++++ EXERCISE INPUTS ++++

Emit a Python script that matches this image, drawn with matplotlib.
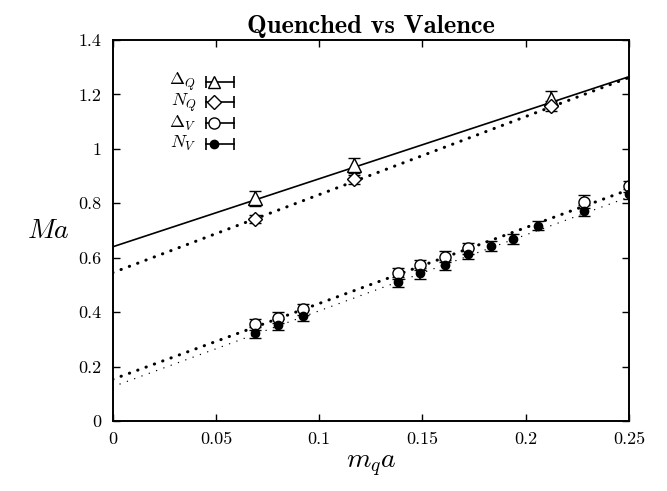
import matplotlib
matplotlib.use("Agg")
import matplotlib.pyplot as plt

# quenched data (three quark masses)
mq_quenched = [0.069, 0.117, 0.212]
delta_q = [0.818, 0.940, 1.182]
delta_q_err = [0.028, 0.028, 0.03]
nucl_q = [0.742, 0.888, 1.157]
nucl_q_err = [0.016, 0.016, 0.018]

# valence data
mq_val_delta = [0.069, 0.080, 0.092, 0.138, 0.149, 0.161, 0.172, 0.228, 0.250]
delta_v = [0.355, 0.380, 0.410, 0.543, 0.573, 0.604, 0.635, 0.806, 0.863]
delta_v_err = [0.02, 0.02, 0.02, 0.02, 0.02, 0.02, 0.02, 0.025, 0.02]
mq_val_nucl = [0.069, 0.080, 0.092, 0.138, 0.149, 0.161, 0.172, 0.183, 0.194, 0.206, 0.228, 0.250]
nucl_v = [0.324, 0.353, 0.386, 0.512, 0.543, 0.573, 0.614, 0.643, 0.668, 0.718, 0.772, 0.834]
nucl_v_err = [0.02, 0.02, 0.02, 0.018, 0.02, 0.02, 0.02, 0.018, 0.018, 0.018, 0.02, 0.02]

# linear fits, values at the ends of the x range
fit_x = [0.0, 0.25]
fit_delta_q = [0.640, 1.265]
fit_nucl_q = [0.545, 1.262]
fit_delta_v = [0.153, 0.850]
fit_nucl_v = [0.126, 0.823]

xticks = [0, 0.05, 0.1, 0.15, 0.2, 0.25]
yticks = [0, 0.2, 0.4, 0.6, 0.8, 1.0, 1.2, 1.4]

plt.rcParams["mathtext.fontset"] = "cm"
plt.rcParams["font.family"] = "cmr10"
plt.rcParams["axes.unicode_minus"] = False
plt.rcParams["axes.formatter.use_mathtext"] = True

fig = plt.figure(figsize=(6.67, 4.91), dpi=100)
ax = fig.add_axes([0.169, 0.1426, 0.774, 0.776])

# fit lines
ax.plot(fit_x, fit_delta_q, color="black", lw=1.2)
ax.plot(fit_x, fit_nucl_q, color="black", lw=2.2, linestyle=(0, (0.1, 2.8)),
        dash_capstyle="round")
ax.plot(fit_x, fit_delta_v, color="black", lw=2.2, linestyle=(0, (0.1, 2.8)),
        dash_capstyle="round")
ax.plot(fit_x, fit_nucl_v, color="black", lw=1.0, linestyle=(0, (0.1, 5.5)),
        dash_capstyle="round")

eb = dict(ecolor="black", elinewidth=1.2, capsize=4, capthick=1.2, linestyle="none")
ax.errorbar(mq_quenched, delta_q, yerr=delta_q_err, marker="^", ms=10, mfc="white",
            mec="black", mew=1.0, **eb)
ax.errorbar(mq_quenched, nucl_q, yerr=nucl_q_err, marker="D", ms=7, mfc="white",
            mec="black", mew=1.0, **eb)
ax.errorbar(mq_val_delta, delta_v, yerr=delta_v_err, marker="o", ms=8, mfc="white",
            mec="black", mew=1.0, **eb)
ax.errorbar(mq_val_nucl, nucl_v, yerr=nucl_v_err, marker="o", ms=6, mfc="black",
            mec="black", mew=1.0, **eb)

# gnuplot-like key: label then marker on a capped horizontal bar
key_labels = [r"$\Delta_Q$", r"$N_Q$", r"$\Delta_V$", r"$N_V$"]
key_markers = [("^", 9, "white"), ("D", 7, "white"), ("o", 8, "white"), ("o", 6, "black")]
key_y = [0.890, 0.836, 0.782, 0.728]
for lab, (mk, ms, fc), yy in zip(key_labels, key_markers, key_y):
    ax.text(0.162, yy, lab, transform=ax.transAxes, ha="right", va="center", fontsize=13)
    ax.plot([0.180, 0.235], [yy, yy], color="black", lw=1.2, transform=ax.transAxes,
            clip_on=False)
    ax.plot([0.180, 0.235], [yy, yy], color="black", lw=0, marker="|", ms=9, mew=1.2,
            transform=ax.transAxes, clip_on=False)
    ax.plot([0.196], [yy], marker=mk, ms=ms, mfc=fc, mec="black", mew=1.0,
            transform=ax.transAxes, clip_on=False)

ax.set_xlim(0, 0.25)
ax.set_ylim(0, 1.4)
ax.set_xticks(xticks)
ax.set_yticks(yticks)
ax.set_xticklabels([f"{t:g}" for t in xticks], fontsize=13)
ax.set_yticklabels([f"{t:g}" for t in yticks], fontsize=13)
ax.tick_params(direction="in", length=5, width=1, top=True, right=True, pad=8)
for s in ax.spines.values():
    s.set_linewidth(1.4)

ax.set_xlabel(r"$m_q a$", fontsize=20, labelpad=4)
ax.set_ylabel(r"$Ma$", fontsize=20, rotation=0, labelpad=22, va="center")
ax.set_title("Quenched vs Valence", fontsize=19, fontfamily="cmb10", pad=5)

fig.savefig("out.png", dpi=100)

++++
++++ EXERCISE INPUTS ++++

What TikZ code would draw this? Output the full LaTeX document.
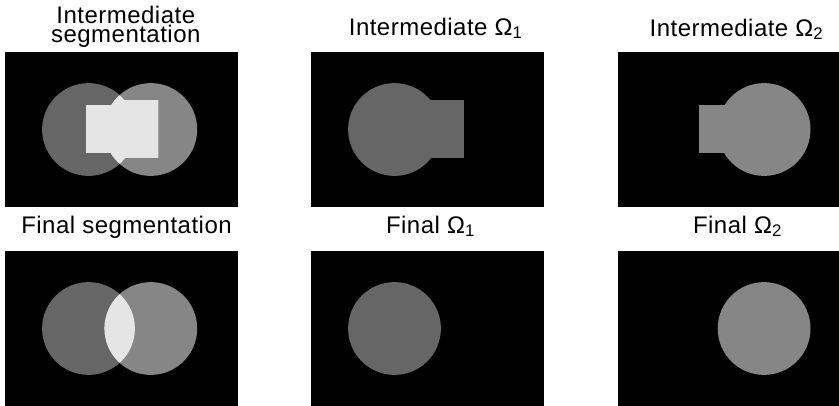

++++
++++ EXERCISE INPUTS ++++

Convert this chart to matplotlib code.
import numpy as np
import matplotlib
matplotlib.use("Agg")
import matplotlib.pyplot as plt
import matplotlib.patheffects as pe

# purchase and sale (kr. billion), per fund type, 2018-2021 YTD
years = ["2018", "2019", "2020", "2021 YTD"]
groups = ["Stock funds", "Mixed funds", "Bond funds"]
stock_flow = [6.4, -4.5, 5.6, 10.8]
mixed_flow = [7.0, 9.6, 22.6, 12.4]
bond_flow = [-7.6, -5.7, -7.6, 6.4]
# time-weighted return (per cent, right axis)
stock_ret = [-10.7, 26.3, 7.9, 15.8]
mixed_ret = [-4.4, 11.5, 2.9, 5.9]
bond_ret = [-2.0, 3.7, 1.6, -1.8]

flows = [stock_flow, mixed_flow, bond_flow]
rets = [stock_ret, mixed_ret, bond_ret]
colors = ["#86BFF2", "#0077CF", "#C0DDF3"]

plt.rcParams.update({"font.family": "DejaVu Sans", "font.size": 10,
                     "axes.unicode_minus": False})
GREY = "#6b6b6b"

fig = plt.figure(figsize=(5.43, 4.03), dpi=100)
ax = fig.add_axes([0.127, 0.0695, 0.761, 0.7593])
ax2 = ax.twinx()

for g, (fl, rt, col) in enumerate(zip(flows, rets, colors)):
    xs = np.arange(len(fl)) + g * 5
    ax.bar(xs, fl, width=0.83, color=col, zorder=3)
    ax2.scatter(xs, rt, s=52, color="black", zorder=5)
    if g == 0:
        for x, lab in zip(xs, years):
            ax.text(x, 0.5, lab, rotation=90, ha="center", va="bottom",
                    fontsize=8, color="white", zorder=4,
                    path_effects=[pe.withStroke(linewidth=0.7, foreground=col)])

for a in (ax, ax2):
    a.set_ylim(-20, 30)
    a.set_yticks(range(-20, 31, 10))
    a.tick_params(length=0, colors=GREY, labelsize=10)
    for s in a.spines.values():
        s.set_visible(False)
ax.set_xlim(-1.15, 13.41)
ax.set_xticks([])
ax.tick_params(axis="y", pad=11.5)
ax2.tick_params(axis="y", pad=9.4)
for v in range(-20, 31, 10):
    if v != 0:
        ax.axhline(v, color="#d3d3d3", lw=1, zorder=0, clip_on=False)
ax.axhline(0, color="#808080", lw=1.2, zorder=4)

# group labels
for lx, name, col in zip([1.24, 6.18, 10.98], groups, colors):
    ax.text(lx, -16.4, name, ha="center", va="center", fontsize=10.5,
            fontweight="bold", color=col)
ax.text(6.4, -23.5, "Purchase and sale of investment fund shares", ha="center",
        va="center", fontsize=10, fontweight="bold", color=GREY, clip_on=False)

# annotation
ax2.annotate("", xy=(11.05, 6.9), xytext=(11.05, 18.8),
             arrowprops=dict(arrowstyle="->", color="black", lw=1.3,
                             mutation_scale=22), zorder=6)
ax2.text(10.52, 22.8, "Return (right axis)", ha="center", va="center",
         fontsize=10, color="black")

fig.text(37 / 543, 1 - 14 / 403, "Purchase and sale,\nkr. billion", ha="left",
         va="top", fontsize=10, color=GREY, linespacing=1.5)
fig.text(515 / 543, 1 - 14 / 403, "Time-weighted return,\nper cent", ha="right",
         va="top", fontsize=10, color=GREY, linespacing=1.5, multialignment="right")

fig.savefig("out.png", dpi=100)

++++

## YOUR INSTRUCTIONS
Only the stretch from the line with "Emit a Python" through the line with "nucl_q_err = [0.016, 0.016, 0.018]" should be copied, exactly and with both ends. Drop the pictures.

## TASK ANSWER
Emit a Python script that matches this image, drawn with matplotlib.
import matplotlib
matplotlib.use("Agg")
import matplotlib.pyplot as plt

# quenched data (three quark masses)
mq_quenched = [0.069, 0.117, 0.212]
delta_q = [0.818, 0.940, 1.182]
delta_q_err = [0.028, 0.028, 0.03]
nucl_q = [0.742, 0.888, 1.157]
nucl_q_err = [0.016, 0.016, 0.018]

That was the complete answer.